I had a chance to visit with the young doctor after the wife left the hospital. I heard his lament about not being able to save this man’s life. I then shared with him the story I heard from the wife and the monogram on the psychological autopsy. The question was evident, when did this man begin to pull away from life and relationships. I do not have that story. What I have is the story of his dying process which began long before his cardiac arrest. Was his cardiac arrest part of a broken heart experience, loss of purpose and meaning, etc. We have questions without answers other than there is an in-depth way of studying our dying process: the psychological autopsy.

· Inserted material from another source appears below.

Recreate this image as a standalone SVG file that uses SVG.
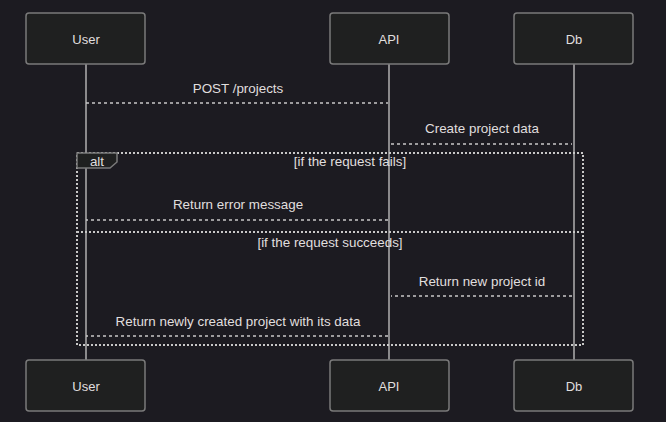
<svg xmlns="http://www.w3.org/2000/svg" width="666" height="422" viewBox="0 0 666 422">
<style>
.actor{fill:#1f2020;stroke:#7a7a7a;stroke-width:1.5}
.atext{font-family:"Liberation Sans",Arial,sans-serif;font-size:13px;fill:#e0dfdf;text-anchor:middle;dominant-baseline:central}
.life{stroke:#b0b0b0;stroke-width:1.5}
.msg{stroke:#c8c8c8;stroke-width:1.5;stroke-dasharray:3,3;fill:none}
.mtext{font-family:"Liberation Sans",Arial,sans-serif;font-size:13.4px;fill:#e0dfdf;text-anchor:middle}
.loop{stroke:#c8c8c8;stroke-width:2;stroke-dasharray:2,2;fill:none}
.lbox{fill:#1f2020;stroke:#7a7a7a;stroke-width:1.5}
</style>
<rect width="666" height="422" fill="#1c1b21"/>
<g id="lifelines">
<line class="life" x1="86" y1="64" x2="86" y2="360"/>
<line class="life" x1="389" y1="64" x2="389" y2="360"/>
<line class="life" x1="574" y1="64" x2="574" y2="360"/>
</g>
<g id="actor-user-top"><rect class="actor" x="26" y="13" width="119" height="51" rx="3"/><text class="atext" x="86" y="39">User</text></g>
<g id="actor-api-top"><rect class="actor" x="330" y="13" width="119" height="51" rx="3"/><text class="atext" x="389" y="39">API</text></g>
<g id="actor-db-top"><rect class="actor" x="514" y="13" width="119" height="51" rx="3"/><text class="atext" x="574" y="39">Db</text></g>
<g id="actor-user-bottom"><rect class="actor" x="26" y="360" width="119" height="51" rx="3"/><text class="atext" x="86" y="386">User</text></g>
<g id="actor-api-bottom"><rect class="actor" x="330" y="360" width="119" height="51" rx="3"/><text class="atext" x="389" y="386">API</text></g>
<g id="actor-db-bottom"><rect class="actor" x="514" y="360" width="119" height="51" rx="3"/><text class="atext" x="574" y="386">Db</text></g>
<g id="alt-block">
<rect class="loop" x="77" y="153" width="506" height="192"/>
<line class="loop" x1="77" y1="232" x2="583" y2="232"/>
<polygon class="lbox" points="77,153 117,153 117,162 110,168 77,168"/>
<text class="mtext" x="97" y="166">alt</text>
<text class="mtext" x="350" y="166">[if the request fails]</text>
<text class="mtext" x="330" y="247">[if the request succeeds]</text>
</g>
<g id="connectors">
<line class="msg" x1="86" y1="103" x2="388" y2="103"/>
<line class="msg" x1="391" y1="144" x2="572" y2="144"/>
<line class="msg" x1="388" y1="220" x2="86" y2="220"/>
<line class="msg" x1="572" y1="296" x2="391" y2="296"/>
<line class="msg" x1="388" y1="336" x2="86" y2="336"/>
</g>
<g id="labels">
<text class="mtext" x="238" y="93">POST /projects</text>
<text class="mtext" x="482" y="133">Create project data</text>
<text class="mtext" x="238" y="209">Return error message</text>
<text class="mtext" x="482" y="286">Return new project id</text>
<text class="mtext" x="238" y="326">Return newly created project with its data</text>
</g>
</svg>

I know about this first hand. When the family farm was lost in 1938 under questionable legal circumstances followed by my father’s inability to get an automatic calf feeder on the market, he began to register a depression that became chronic and next, manifesting itself in a heart attack leading to an early death. There is a parallel in the broken heart syndrome. His unresolved grief did encourage me to facilitate a grief recovery group for 17 years to provide for others what he didn’t have himself. And this week the newspaper carried a large article on the broken heart syndrome listing various causative factors.
Moving fast forward to the pandemic and 2000-2002 with various mutations of the covid virus we have misinformation, excuses for resisting being vaccinate, anti science, no mandates, etc. all potential behaviors that can lead to death from the virus and can be registered under the psychological autopsy.
An unvaccinated person may carry a hidden weapon, the virus, which can be he the cause of their death or others. And those who distort the best information we have at a given time as we continue learn more, this is a process, they may unintentionally or even intentionally contribute to a persons death. Example: my brother in law had a person he worked with buy into misinformation. He refused to be vaccinated He came down with the virus and went to the hospital where he died. I doubt if misinformation will be found on the death certificate. I doubt if the name of an unvaccinated person who spread the virus will be found on the death certificate. If you ask the question, when did this person start to die as posed by my understanding of the psychological autopsy, you have many contributing factors not identified. The reality of this dynamic requires a serious look in how you define freedom.
There is a forensic psychological autopsy professional for suicide. My niece is giving some consideration to studying for that profession.